If your high-schooler enrolls in a marketing program but doesn't intend to pursue paid internships starting in the summer after sophomore year (and ideally before), the ROI calculation falls apart. Without internships, the marketing degree mostly becomes a credential without a portfolio — and in marketing, the portfolio is the thing employers actually evaluate.

Total Cost: The Number That Decides Everything

The Federal Reserve Bank of New York publishes ongoing analysis on which majors generate positive ROI at which price points. Marketing is consistently in the "fine but not great" tier — positive ROI at public in-state tuition, marginal ROI at out-of-state public, and increasingly negative ROI at private four-year institutions north of $70,000 per year all-in.

The Honest Cost-Benefit Brackets

At a public in-state flagship costing roughly $25,000–$30,000 all-in per year, a marketing degree typically pays back inside 7–10 years. At an out-of-state public running $45,000–$55,000 per year, the payback period stretches to 12–15 years and assumes the graduate stays in marketing the entire time. At a private institution running $80,000+ per year with no significant aid, the lifetime ROI of a marketing degree often goes negative compared to alternative paths — including community college plus a transferable trade certification, or a less-expensive school with the same degree.

This doesn't mean a marketing degree from an expensive private school is always wrong. It means the school selection matters more than the major selection in most cases. A marketing degree from Northwestern or NYU comes with a recruiting network that justifies the price for some students. A marketing degree from a $75,000-per-year private school with no marketing-specific recruiting pipeline rarely does.

What Marketing Majors Actually Do at Year Five

Five years out, the marketing major cohort has split sharply. Roughly a third are in conventional marketing roles — brand managers, performance marketers, product marketing managers, agency account leads — and they're earning between $75,000 and $130,000 depending on industry and city. Another third have pivoted adjacent — into sales, consulting, customer success, business development, or operations roles where the marketing degree was useful but not the focus. The final third have left marketing entirely, often moving into entrepreneurship, real estate, finance, or back to graduate school for an MBA, JD, or specialized degree.

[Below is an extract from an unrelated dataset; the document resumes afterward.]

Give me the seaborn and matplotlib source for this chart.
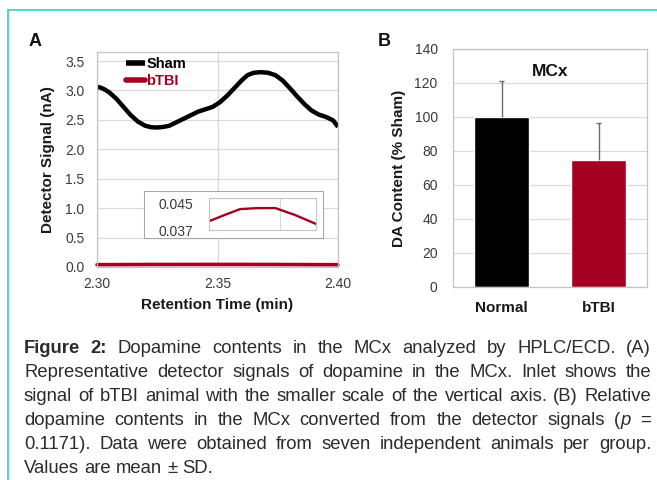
import re
import numpy as np
import pandas as pd
import matplotlib
matplotlib.use("Agg")
import matplotlib.pyplot as plt
import seaborn as sns
from matplotlib.lines import Line2D

# ---------------- data ----------------
time_sham = [2.300, 2.3014, 2.303, 2.305, 2.308, 2.311, 2.314, 2.317, 2.320, 2.3225,
             2.325, 2.3275, 2.330, 2.333, 2.336, 2.339, 2.342, 2.345, 2.348, 2.351,
             2.354, 2.357, 2.360, 2.3625, 2.365, 2.368, 2.371, 2.374, 2.377, 2.380,
             2.383, 2.386, 2.389, 2.392, 2.395, 2.398, 2.400]
signal_sham = [3.06, 3.05, 3.02, 2.97, 2.86, 2.72, 2.58, 2.47, 2.40, 2.375,
               2.37, 2.38, 2.40, 2.46, 2.52, 2.58, 2.64, 2.68, 2.72, 2.80,
               2.91, 3.04, 3.17, 3.26, 3.30, 3.31, 3.30, 3.26, 3.17, 3.04,
               2.90, 2.77, 2.66, 2.59, 2.55, 2.49, 2.38]

time_tbi = [2.300, 2.315, 2.329, 2.345, 2.362, 2.380, 2.400]
signal_tbi = [0.0396, 0.0415, 0.0432, 0.0435, 0.0435, 0.0415, 0.0388]

groups = ["Normal", "bTBI"]
da_mean = [100.0, 74.5]
da_sd = [21.0, 22.0]

a_yticks = [0.0, 0.5, 1.0, 1.5, 2.0, 2.5, 3.0, 3.5]
a_xticks = [2.30, 2.35, 2.40]
inset_yticks = [0.037, 0.045]
b_yticks = [0, 20, 40, 60, 80, 100, 120, 140]

caption_lines = [
    "**Figure** **2:** Dopamine contents in the MCx analyzed by HPLC/ECD. (A)",
    "Representative detector signals of dopamine in the MCx. Inlet shows the",
    "signal of bTBI animal with the smaller scale of the vertical axis. (B) Relative",
    "dopamine contents in the MCx converted from the detector signals (*p* =",
    "0.1171). Data were obtained from seven independent animals per group.",
    "Values are mean \u00b1 SD.",
]

# ---------------- style ----------------
sns.set_style("white")
plt.rcParams["font.family"] = ["Liberation Sans", "DejaVu Sans"]

RED = "#a50021"
GRID = "#d9d9d9"
FRAME = "#c4c4c4"
TXT = "#2b2b2b"
TICK = "#3a3a3a"

W, H = 657, 480
fig = plt.figure(figsize=(W / 100, H / 100), dpi=100)


def fx(px):
    return px / W


def fy(py):
    return 1 - py / H


# teal border
fig.add_artist(Line2D([fx(8), 1.0], [fy(10), fy(10)], color="#45d1c1", lw=1.3))
fig.add_artist(Line2D([fx(8), fx(8)], [fy(10), 0.0], color="#45d1c1", lw=1.3))

# ---------------- panel A ----------------
ax1 = fig.add_axes([fx(97), fy(267), fx(338) - fx(97), fy(52) - fy(267)])
sns.lineplot(x=time_sham, y=signal_sham, ax=ax1, color="black", lw=3.2, label="Sham",
             solid_joinstyle="round", solid_capstyle="butt")
sns.lineplot(x=time_tbi, y=signal_tbi, ax=ax1, color=RED, lw=2.6, label="bTBI")
ax1.lines[-1].set_clip_on(False)
ax1.set_xlim(2.30, 2.40)
ax1.set_ylim(0, 3.653)
ax1.set_yticks(a_yticks)
ax1.set_yticklabels([f"{v:.1f}" for v in a_yticks])
ax1.set_xticks(a_xticks)
ax1.set_xticklabels([f"{v:.2f}" for v in a_xticks])
ax1.grid(True, color=GRID, lw=0.9)
ax1.set_axisbelow(True)
for s in ax1.spines.values():
    s.set_color(FRAME)
    s.set_linewidth(0.9)
ax1.tick_params(axis="both", length=0, labelsize=10, labelcolor=TICK)
ax1.tick_params(axis="y", pad=9)
ax1.tick_params(axis="x", pad=7)
ax1.set_xlabel("Retention Time (min)", fontsize=11, fontweight="bold", color="#1a1a1a", labelpad=5)
ax1.set_ylabel("Detector Signal (nA)", fontsize=11, fontweight="bold", color="#1a1a1a", labelpad=7)
leg = ax1.legend(loc="upper left", bbox_to_anchor=(0.12, 0.975), frameon=False,
                 handlelength=1.3, handletextpad=0.1, labelspacing=0.2,
                 borderpad=0, borderaxespad=0, prop={"weight": "bold", "size": 10.5})
for txt, col in zip(leg.get_texts(), ["black", RED]):
    txt.set_color(col)
for h in leg.get_lines():
    h.set_linewidth(4)

# inset box
axbox = fig.add_axes([fx(144), fy(238), fx(323) - fx(144), fy(191) - fy(238)], zorder=5)
axbox.set_xticks([])
axbox.set_yticks([])
axbox.set_facecolor("white")
for s in axbox.spines.values():
    s.set_color("#a8a8a8")
    s.set_linewidth(0.8)

axin = fig.add_axes([fx(209), fy(230), fx(316) - fx(209), fy(198) - fy(230)], zorder=6)
sns.lineplot(x=time_tbi, y=signal_tbi, ax=axin, color=RED, lw=1.7)
axin.set_xlim(2.30, 2.40)
axin.set_ylim(0.037, 0.0465)
axin.set_yticks(inset_yticks)
axin.set_yticklabels(["0.037", "0.045"])
axin.set_xticks([2.366])
axin.set_xticklabels([])
axin.grid(True, axis="x", color=GRID, lw=0.9)
axin.set_axisbelow(True)
for s in axin.spines.values():
    s.set_color(FRAME)
    s.set_linewidth(0.8)
axin.tick_params(axis="both", length=0, labelsize=10, labelcolor=TICK)
axin.tick_params(axis="y", pad=11)

# ---------------- panel B ----------------
ax2 = fig.add_axes([fx(453), fy(287), fx(647) - fx(453), fy(49) - fy(287)])
df = pd.DataFrame({"group": groups, "mean": da_mean, "sd": da_sd})
sns.barplot(data=df, x="group", y="mean", hue="group", palette=["black", RED],
            ax=ax2, width=0.57, errorbar=None, legend=False, saturation=1)
xpos = np.arange(len(groups))
tops = df["mean"] + df["sd"]
ax2.vlines(xpos, df["mean"], tops, color="#6b6b6b", lw=1.0, zorder=3)
ax2.hlines(tops, xpos - 0.03, xpos + 0.03, color="#6b6b6b", lw=1.0, zorder=3)
ax2.set_xlim(-0.5, 1.5)
ax2.set_ylim(0, 140)
ax2.set_yticks(b_yticks)
ax2.grid(True, axis="y", color=GRID, lw=0.9)
ax2.set_axisbelow(True)
for s in ax2.spines.values():
    s.set_color(FRAME)
    s.set_linewidth(0.9)
ax2.tick_params(axis="both", length=0, labelsize=10, labelcolor=TICK)
ax2.tick_params(axis="y", pad=11)
ax2.tick_params(axis="x", pad=10)
for lab in ax2.get_xticklabels():
    lab.set_fontweight("bold")
    lab.set_fontsize(11)
    lab.set_color("#1a1a1a")
ax2.set_xlabel("")
ax2.set_ylabel("DA Content (% Sham)", fontsize=11, fontweight="bold", color="#1a1a1a", labelpad=6)
ax2.text(0.5, 0.905, "MCx", transform=ax2.transAxes, ha="center", va="center",
         fontsize=12.5, fontweight="bold", color="#111111")

# panel labels
fig.text(fx(35), fy(41), "A", fontsize=13, fontweight="bold", ha="center", va="center", color="#111111")
fig.text(fx(384), fy(42), "B", fontsize=13, fontweight="bold", ha="center", va="center", color="#111111")

# ---------------- caption (justified) ----------------
CAP_SIZE = 13.3
x_left, x_right = 24, 651
base0, dy = 353, 24
renderer = fig.canvas.get_renderer()


def parse_word(word):
    segs = []
    for part in re.findall(r"\*\*.+?\*\*|\*.+?\*|[^*]+", word):
        if part.startswith("**"):
            segs.append((part[2:-2], "bold", "normal"))
        elif part.startswith("*"):
            segs.append((part[1:-1], "normal", "italic"))
        else:
            segs.append((part, "normal", "normal"))
    return segs


_t1 = fig.text(0, 0, "a a", fontsize=CAP_SIZE)
_t2 = fig.text(0, 0, "aa", fontsize=CAP_SIZE)
space_w = _t1.get_window_extent(renderer).width - _t2.get_window_extent(renderer).width
_t1.remove()
_t2.remove()

for i, line in enumerate(caption_lines):
    yb = fy(base0 + i * dy)
    words = [parse_word(w) for w in line.split(" ")]
    word_arts = []
    widths = []
    for segs in words:
        arts = []
        wsum = 0
        for text, weight, style in segs:
            t = fig.text(0, yb, text, fontsize=CAP_SIZE, fontweight=weight, fontstyle=style,
                         color=TXT, va="baseline", ha="left")
            w = t.get_window_extent(renderer).width
            arts.append((t, w))
            wsum += w
        word_arts.append(arts)
        widths.append(wsum)
    last = i == len(caption_lines) - 1
    if last or len(words) == 1:
        gap = space_w
    else:
        gap = (x_right - x_left - sum(widths)) / (len(words) - 1)
        gap = max(gap, space_w * 0.6)
    x = x_left
    for arts, wsum in zip(word_arts, widths):
        xx = x
        for t, w in arts:
            t.set_x(fx(xx))
            xx += w
        x += wsum + gap

fig.savefig("out.png", dpi=100)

That distribution is roughly normal for any business-adjacent major and shouldn't alarm you. What it tells parents is that a marketing degree is best understood as a flexible business credential with a specific skill emphasis — not as a vocational track that channels your kid into a single career.

Better Alternatives to Consider

If your kid is drawn to marketing because it sounds interesting and they don't have a strong feeling about the analytical-versus-creative split, three alternative majors are worth comparing in 2026.

Business Analytics

Often offered through the same business school, business analytics programs have starting salaries roughly $10,000–$15,000 higher than marketing and a job market that's currently undersupplied. If your kid likes the data side of marketing, business analytics is usually the better degree.

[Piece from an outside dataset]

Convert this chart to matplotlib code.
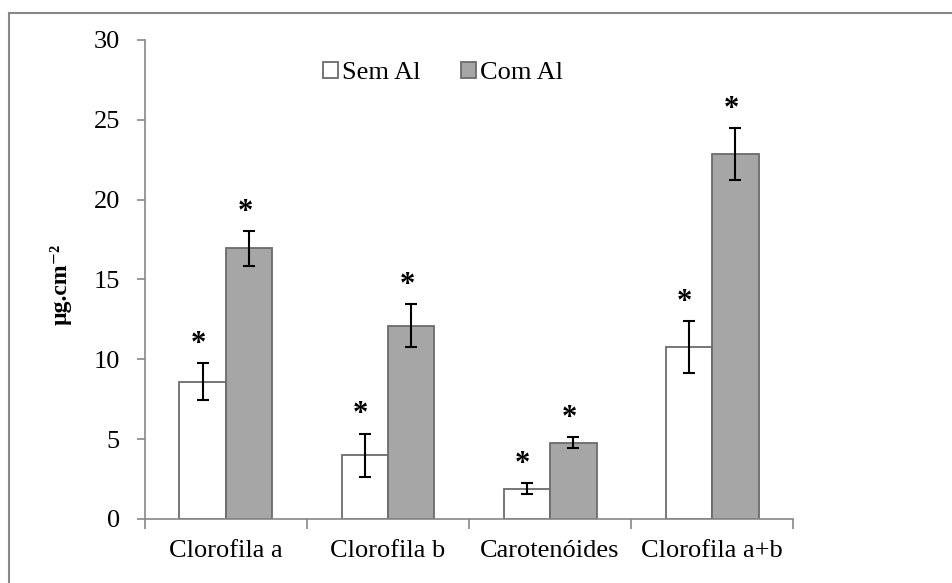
import matplotlib.pyplot as plt
from matplotlib.patches import Rectangle
import numpy as np

plt.rcParams['font.family'] = ['Liberation Serif', 'DejaVu Serif']

# data
categorias = ['Clorofila a', 'Clorofila b', 'Carotenóides', 'Clorofila a+b']
sem_al = [8.6, 4.0, 1.9, 10.75]
sem_al_err = [1.15, 1.35, 0.35, 1.62]
com_al = [16.95, 12.1, 4.78, 22.85]
com_al_err = [1.1, 1.35, 0.33, 1.62]
yticks = [0, 5, 10, 15, 20, 25, 30]

fig = plt.figure(figsize=(9.52, 5.83), dpi=100)
ax = fig.add_axes([0.1523, 0.1098, 0.833 - 0.1523, 0.9314 - 0.1098])

# outer chart frame (Excel style)
fig.patches.append(Rectangle((9 / 952, -0.1), 1.2, 1 - 13 / 583 + 0.1,
                             transform=fig.transFigure, fill=False,
                             edgecolor='#878787', lw=1.5))

x = np.arange(len(categorias))
w = 0.287
edge = '#6b6b6b'

ax.bar(x - w / 2, sem_al, w, color='white', edgecolor=edge, lw=1.3,
       label='Sem Al', zorder=2)
ax.bar(x + w / 2, com_al, w, color='#a6a6a6', edgecolor=edge, lw=1.3,
       label='Com Al', zorder=2)
ax.errorbar(x - w / 2, sem_al, yerr=sem_al_err, fmt='none', ecolor='black',
            elinewidth=1.5, capsize=4, capthick=1.5, zorder=3)
ax.errorbar(x + w / 2, com_al, yerr=com_al_err, fmt='none', ecolor='black',
            elinewidth=1.5, capsize=4, capthick=1.5, zorder=3)

# asterisks above the error bars
for xs, vals, errs in [(x - w / 2, sem_al, sem_al_err),
                       (x + w / 2, com_al, com_al_err)]:
    for xi, v, e in zip(xs, vals, errs):
        ax.annotate('*', (xi, v + e), xytext=(-3, 3), textcoords='offset points',
                    ha='center', va='bottom', fontsize=22, fontweight='bold')

ax.set_xlim(-0.5, len(categorias) - 0.5)
ax.set_ylim(0, 30)
ax.set_yticks(yticks)
ax.set_xticks(np.arange(len(categorias) + 1) - 0.5)
ax.set_xticklabels([])
ax.set_xticks(x, minor=True)
ax.set_xticklabels(categorias, minor=True)
ax.tick_params(axis='x', which='major', length=7, width=1.2, color='#878787')
ax.tick_params(axis='x', which='minor', length=0, pad=15, labelsize=19)
ax.tick_params(axis='y', length=6, width=1.2, color='#878787', pad=12,
               labelsize=19)

for s in ['top', 'right']:
    ax.spines[s].set_visible(False)
for s in ['left', 'bottom']:
    ax.spines[s].set_color('#878787')
    ax.spines[s].set_linewidth(1.2)

ax.set_ylabel('µg.cm⁻²', fontsize=17, fontweight='bold')
ax.yaxis.set_label_coords(-0.113, 0.49)

leg = ax.legend(loc='center', bbox_to_anchor=(443 / 952, 1 - 73 / 583),
                bbox_transform=fig.transFigure, ncol=2, frameon=False,
                fontsize=19, handlelength=0.6, handleheight=0.6,
                handletextpad=0.15, columnspacing=1.5)

fig.savefig('out.png', dpi=100)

Communications With a Digital Concentration

Less expensive than business school in some institutions and increasingly career-relevant if paired with a portfolio. The salary outcomes are slightly lower than marketing on average, but the cost is also typically lower — often producing a comparable ROI ratio.

Psychology With Marketing Minor

Counterintuitively, this combination has produced strong outcomes in consumer research, UX research, and brand strategy roles. Psychology grads who can also speak the language of marketing channels are unusually valuable to companies trying to actually understand their customers.

So — Worth It or Not?

Worth it if: the school has a strong quantitative marketing program, your kid is committed to two-plus internships, the all-in cost stays under roughly 1.2x projected starting salary, and they'd genuinely enjoy the work (which matters because the people who excel at marketing are the ones who actually find consumer behavior fascinating).

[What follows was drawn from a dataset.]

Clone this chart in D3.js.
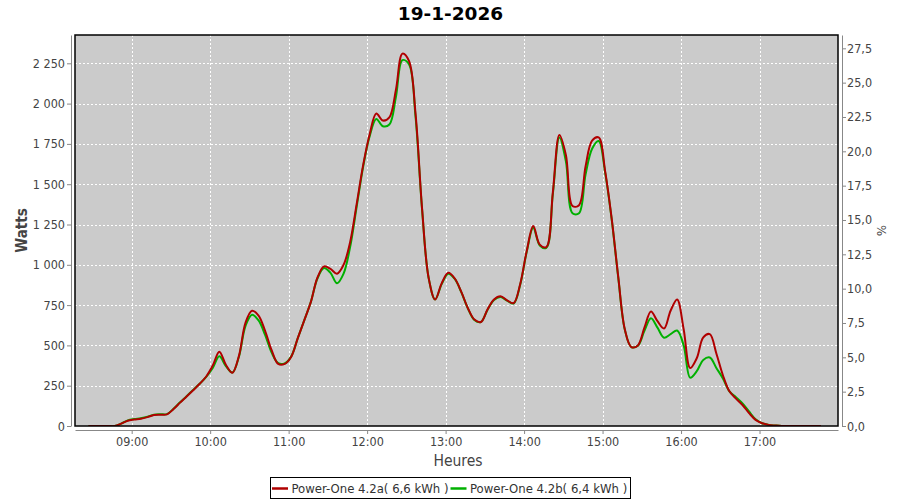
<!DOCTYPE html>
<html><head><meta charset="utf-8">
<script src="https://cdn.jsdelivr.net/npm/d3@7"></script>
<style>
body{margin:0;background:#fff;}
svg{display:block;}
text{font-family:"DejaVu Sans Condensed","DejaVu Sans",sans-serif;font-stretch:condensed;}
</style></head>
<body>
<script>
const title = "19-1-2026";
const times = ["08:27","08:32","08:37","08:42","08:47","08:52","08:57","09:02","09:07","09:12",
"09:17","09:22","09:27","09:32","09:37","09:42","09:47","09:52","09:57","10:02",
"10:07","10:12","10:17","10:22","10:27","10:32","10:37","10:42","10:47","10:52",
"10:57","11:02","11:07","11:12","11:17","11:22","11:27","11:32","11:37","11:42",
"11:47","11:52","11:57","12:02","12:07","12:12","12:17","12:22","12:27","12:32",
"12:37","12:42","12:47","12:52","12:57","13:02","13:07","13:12","13:17","13:22",
"13:27","13:32","13:37","13:42","13:47","13:52","13:57","14:02","14:07","14:12",
"14:17","14:22","14:27","14:32","14:37","14:42","14:47","14:52","14:57","15:02",
"15:07","15:12","15:17","15:22","15:27","15:32","15:37","15:42","15:47","15:52",
"15:57","16:02","16:07","16:12","16:17","16:22","16:27","16:32","16:37","16:42",
"16:47","16:52","16:57","17:02","17:07","17:12","17:17","17:22","17:27","17:32",
"17:37","17:42","17:47"];
const powerA = [0,0,0,0,0,15,33,40,45,55,
68,70,72,105,145,183,222,262,307,375,
461,380,330,435,640,715,685,590,470,385,
385,430,545,657,770,920,990,975,945,1000,
1140,1376,1620,1812,1939,1895,1915,2085,2310,2265,
1940,1350,920,785,885,950,915,832,732,660,
645,722,785,805,780,762,880,1085,1240,1125,
1110,1450,1805,1680,1365,1370,1610,1770,1790,1580,
1285,925,600,490,500,610,710,650,605,715,
785,600,360,420,550,570,450,315,215,170,
130,80,38,17,7,3,0,0,0,0,
0,0,0];
const powerB = [0,0,0,0,0,15,35,43,48,58,
70,73,74,107,147,185,224,262,305,360,
432,372,332,430,620,690,655,565,455,390,
388,432,545,657,770,915,980,950,885,945,
1110,1360,1610,1800,1905,1860,1870,2040,2270,2245,
1920,1345,920,785,880,945,912,830,730,658,
645,720,782,800,778,760,875,1080,1230,1120,
1105,1440,1790,1640,1320,1320,1560,1720,1768,1570,
1280,920,598,490,498,590,668,610,548,570,
592,500,300,340,410,425,360,295,215,178,
140,90,42,17,7,3,0,0,0,0,
0,0,0];
const hourTicks = ["09:00","10:00","11:00","12:00","13:00","14:00","15:00","16:00","17:00"];
const wattTicks = [0,250,500,750,1000,1250,1500,1750,2000,2250];
const pctTicks = [0,2.5,5,7.5,10,12.5,15,17.5,20,22.5,25,27.5];
const legendLabels = ["Power-One 4.2a( 6,6 kWh )","Power-One 4.2b( 6,4 kWh )"];
const colors = ["#b00000","#00b000"];

const W = 900, H = 500;
const m = {left:75, right:838, top:35, bottom:426};
const parseT = s => { const [h,mm]=s.split(":").map(Number); return new Date(2026,0,19,h,mm,0); };

const x = d3.scaleTime().domain([new Date(2026,0,19,8,16,40), new Date(2026,0,19,18,0,0)]).range([m.left, m.right]);
const y = d3.scaleLinear().domain([0, 2425.6]).range([m.bottom, m.top]);
const y2 = d3.scaleLinear().domain([0, 28.47]).range([m.bottom, m.top]);

const svg = d3.select("body").append("svg").attr("width",W).attr("height",H);

// title
svg.append("text").attr("x",450.5).attr("y",20).attr("text-anchor","middle")
  .style("font-family","'DejaVu Sans',sans-serif").style("font-stretch","normal")
  .style("font-weight","bold").style("font-size","18.5px").attr("fill","#000").text(title);

// plot background
svg.append("rect").attr("x",m.left).attr("y",m.top).attr("width",m.right-m.left).attr("height",m.bottom-m.top).attr("fill","#cbcbcb");

// grid
const g = svg.append("g");
g.selectAll("line.v").data(hourTicks.map(parseT)).join("line")
  .attr("x1",d=>Math.round(x(d))+0.5).attr("x2",d=>Math.round(x(d))+0.5)
  .attr("y1",m.top).attr("y2",m.bottom).attr("stroke","#fff").attr("stroke-dasharray","2,2");
g.selectAll("line.h").data(wattTicks.filter(d=>d>0)).join("line")
  .attr("y1",d=>Math.round(y(d))+0.5).attr("y2",d=>Math.round(y(d))+0.5)
  .attr("x1",m.left).attr("x2",m.right).attr("stroke","#fff").attr("stroke-dasharray","2,2");

// lines
const clip = svg.append("clipPath").attr("id","clp").append("rect")
  .attr("x",m.left).attr("y",m.top).attr("width",m.right-m.left).attr("height",m.bottom-m.top);
const line = d3.line().x((d,i)=>x(parseT(times[i]))).y(d=>y(d)).curve(d3.curveCatmullRom.alpha(0.5));
const lg = svg.append("g").attr("clip-path","url(#clp)");
lg.append("path").attr("d",line(powerB)).attr("fill","none").attr("stroke",colors[1]).attr("stroke-width",2);
lg.append("path").attr("d",line(powerA)).attr("fill","none").attr("stroke",colors[0]).attr("stroke-width",2);

// border
svg.append("rect").attr("x",m.left).attr("y",m.top).attr("width",m.right-m.left).attr("height",m.bottom-m.top)
  .attr("fill","none").attr("stroke","#000").attr("stroke-width",1.5);

const fmtW = d => d3.format(",")(d).replace(/,/g," ");
const fmtP = d => d3.format(".1f")(d).replace(".",",");

// left axis
const la = svg.append("g").attr("transform","translate(71,0)")
  .call(d3.axisLeft(y).tickValues(wattTicks).tickFormat(fmtW).tickSize(4).tickSizeOuter(0));
// right axis
const ra = svg.append("g").attr("transform","translate(842,0)")
  .call(d3.axisRight(y2).tickValues(pctTicks).tickFormat(fmtP).tickSize(4).tickSizeOuter(0));
// bottom axis
const ba = svg.append("g").attr("transform","translate(0,430)")
  .call(d3.axisBottom(x).tickValues(hourTicks.map(parseT)).tickFormat(d3.timeFormat("%H:%M")).tickSize(4).tickSizeOuter(0));
[la,ra,ba].forEach(a=>{
  a.select(".domain").attr("stroke","#888");
  a.selectAll(".tick line").attr("stroke","#888");
  a.selectAll(".tick text").attr("fill","#444").style("font-size","12.5px")
    .style("font-family","'DejaVu Sans Condensed','DejaVu Sans',sans-serif");
});
la.selectAll(".tick text").attr("x",-6);
ra.selectAll(".tick text").attr("x",5);
ba.selectAll(".tick text").attr("y",7);

// axis labels
svg.append("text").attr("transform","translate(27,230.5) rotate(-90)").attr("text-anchor","middle")
  .style("font-size","15px").style("font-weight","bold").attr("fill","#444").text("Watts");
svg.append("text").attr("transform","translate(877,230.5) rotate(90)").attr("text-anchor","middle")
  .style("font-size","13px").attr("fill","#444").text("%");
svg.append("text").attr("x",458).attr("y",466).attr("text-anchor","middle")
  .style("font-size","15.5px").attr("fill","#444").text("Heures");

// legend
const leg = svg.append("g");
leg.append("rect").attr("x",270.5).attr("y",477.5).attr("width",360).attr("height",21).attr("fill","#fff").attr("stroke","#000");
const lx = [272, 450.5];
legendLabels.forEach((lab,i)=>{
  leg.append("line").attr("x1",lx[i]).attr("x2",lx[i]+16).attr("y1",488.5).attr("y2",488.5).attr("stroke",colors[i]).attr("stroke-width",2.5);
  leg.append("text").attr("x",lx[i]+19.5).attr("y",493).style("font-size","13px").attr("fill","#333").text(lab);
});
</script>
</body></html>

Not worth it if: the program is heavily qualitative, your kid is reluctant about internships, the all-in cost is north of $70,000 per year at a school without strong marketing recruiting, or they're choosing it because they think it's an "easy" business degree. Marketing is not an easy degree to get good results from. It's an easy degree to get average results from — and average results in marketing increasingly don't pay back.

Frequently Asked Questions

Is marketing a hard major?
It depends entirely on the program. Quantitative marketing programs that require statistics, marketing analytics, and SQL or Python coursework are genuinely rigorous. Qualitative programs that focus on principles and case studies are among the easier business majors. The reputation of marketing as an "easy" major comes from the qualitative track — the quantitative track is comparable in difficulty to finance.
What's the difference between marketing and business administration?
Business administration is broader and shallower — covering accounting, finance, management, operations, and marketing at an introductory level. Marketing as a focused major goes much deeper into consumer behavior, marketing strategy, digital channels, and (in good programs) marketing analytics. Business administration leaves more career doors open; marketing develops more specialized skills earlier.
Can you go to law school or business school with a marketing degree?
Yes to both. Marketing is a common pre-MBA major because the work experience between undergrad and MBA aligns naturally with admission criteria. For law school, marketing graduates apply successfully but should be aware that admissions weigh GPA and LSAT far more heavily than major — so a high-GPA marketing degree is a fine pre-law foundation.
Will AI replace marketing jobs?
AI is replacing specific marketing tasks at the entry level — basic copywriting, first-pass analytics, formatting work — but it's making senior marketing judgment more valuable, not less. The marketing graduates most at risk are the ones whose job descriptions match what AI is best at automating. The graduates least at risk are those in strategy, brand judgment, and cross-functional roles.
Is a marketing degree better than a communications degree?
For most career paths in business, marketing has a higher ceiling and stronger recruiting infrastructure. Communications has the edge in PR, journalism, internal communications, and some agency creative roles. The best answer for a particular student depends on whether they want to operate inside business strategy (marketing) or in messaging-and-storytelling roles across industries (communications).